Model of a feedforward neural network

Model of a feedforward neural network

Yet a lack of computational power would mean other machine learning methods, such as linear classifiers or support vector machines, would hold precedence over neural networks. That was the case until the computational processing hardware landscape evolved to a state where technologies such as GPUs and computational approaches like distributed computing made it possible for neural networks to be deployed on the scale necessary to handle tasks like natural language processing.

So How Exactly Do These Neural Networks Work?

In a nutshell, a neural network is a collection of computational units connected together that “fires” an output when its inputs cross a predefined hard or soft threshold. (Russell & Norvig, 727-728) The earliest models were designed with only one or two layers, but they ran into limitations when it came to approximating basic cognitive tasks. Later models would solve this problem by adding a layer of “hidden units” and giving the nets the ability to adjust the connection weights.

This video is a helpful visual introduction to the concept:

What Does Linguistics Have To Say About All This? 

Due to the brain being a massively parallel organ with neurons apparently working independently of each other, artificial neural networks have been used as an approach to computationally offload many of the cognitive functions the brain performs, such as pattern recognition, action planning, processing and learning new information, and using feedback to improve performance (Baars, 68). Language is an inherently symbolic activity, so if we are to offload the task of natural language processing to artificial intelligence, the capability of neural nets to be translated into symbolic form, and for symbolic forms to be translated back into neural nets, is a feature that makes this approach very attractive.

In addition to being symbolic, language is also a practical, rule-governed activity. It was Noam Chomsky, often considered to be the father of modern linguistics, who first attempted to discover why it is that language operates in the manner it does (Bermudez, 16). In his groundbreaking book Syntactic Structures, Chomsky makes a distinction between the deep structure and surface structure of a sentence. The former is referring to how the basic framework of a sentence is governed by phrase structuring rules operating at the level of syntactic elements such as verbs, adjectives and nouns. The latter refers to the organization of words in a sentence, which must abide by the sentence’s deep structure. The important point to note here is that language is conceived of as hierarchical, algorithmic, and rule-based. The rules extend to not only grammar and syntax, but also individual words and contextual meaning.

Chomsky's famous grammatically correct, yet semantically unintelligible sentence.

Chomsky’s famous grammatically correct, yet semantically unintelligible sentence.
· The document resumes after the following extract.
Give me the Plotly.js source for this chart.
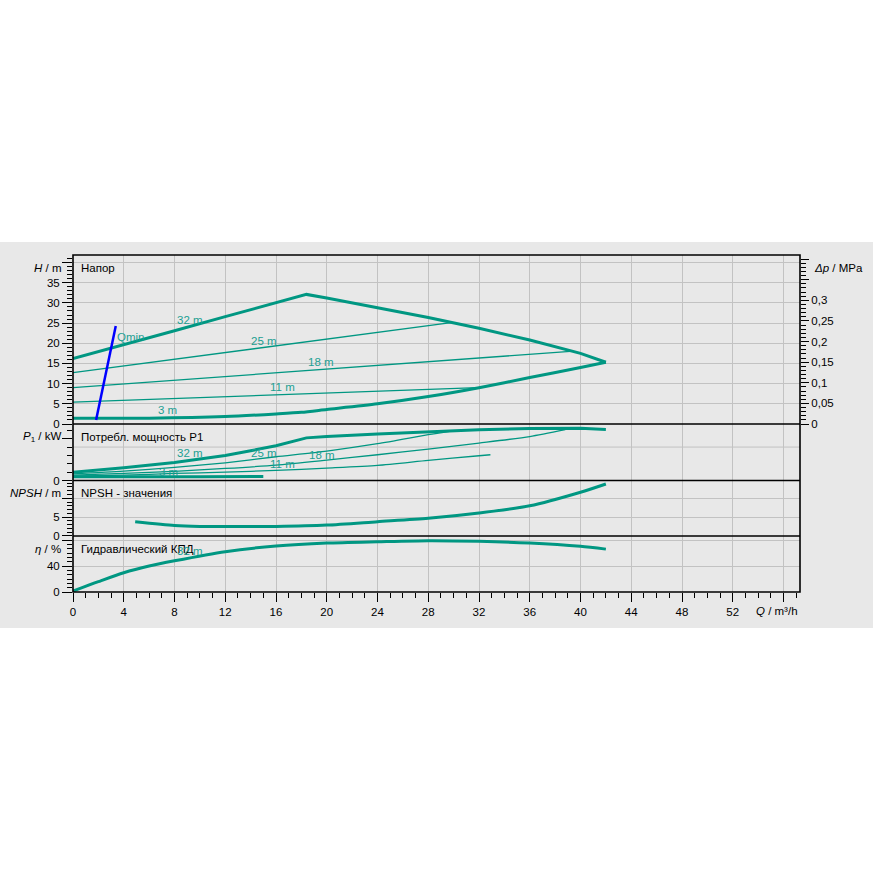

Adding onto Chomsky’s insights was his student at MIT in the 1960s, Ray Jackendoff, whose “parallel architecture” linguistic model sought to debunk the syntactocentric models of old and promote a framework positing the independent generativity of the semantic, phonological and syntactic elements of language (Jackendoff, 107). From Jackendoff, we can conceptualize language as a combinatorial structure in which elements work in a parallel fashion to produce expression and meaning. Again, a processing architecture is at the basis of this framework.

Jackendoff's model of Parallel Architecture

Jackendoff’s model of Parallel Architecture

ANNs and NLP, Live Together in Perfect Harmony? 

While artificial neural networks do not have linguistic rules inherently built into them like the human brain is thought to, they have been shown to capable of modeling complex linguistic skills. The simple recurrent neural networks designed by Jeff Elman have been successful trained to predict the next letter in a series of letters, and the next word in series of words. Studies done by developmental psychologists and psycholinguists that examine the patterns children display when they learn languages have shown that in many features of language acquisition, human beings follow a very archetypal trajectory. One example would be making similar types of grammatical construction mistakes at similar learning stages. When artificial neural network researchers analyzed the degree to which their models can reproduce these features of language processing, they found similarities between how the neural networks learn and how children learn. (Bermudez, 246)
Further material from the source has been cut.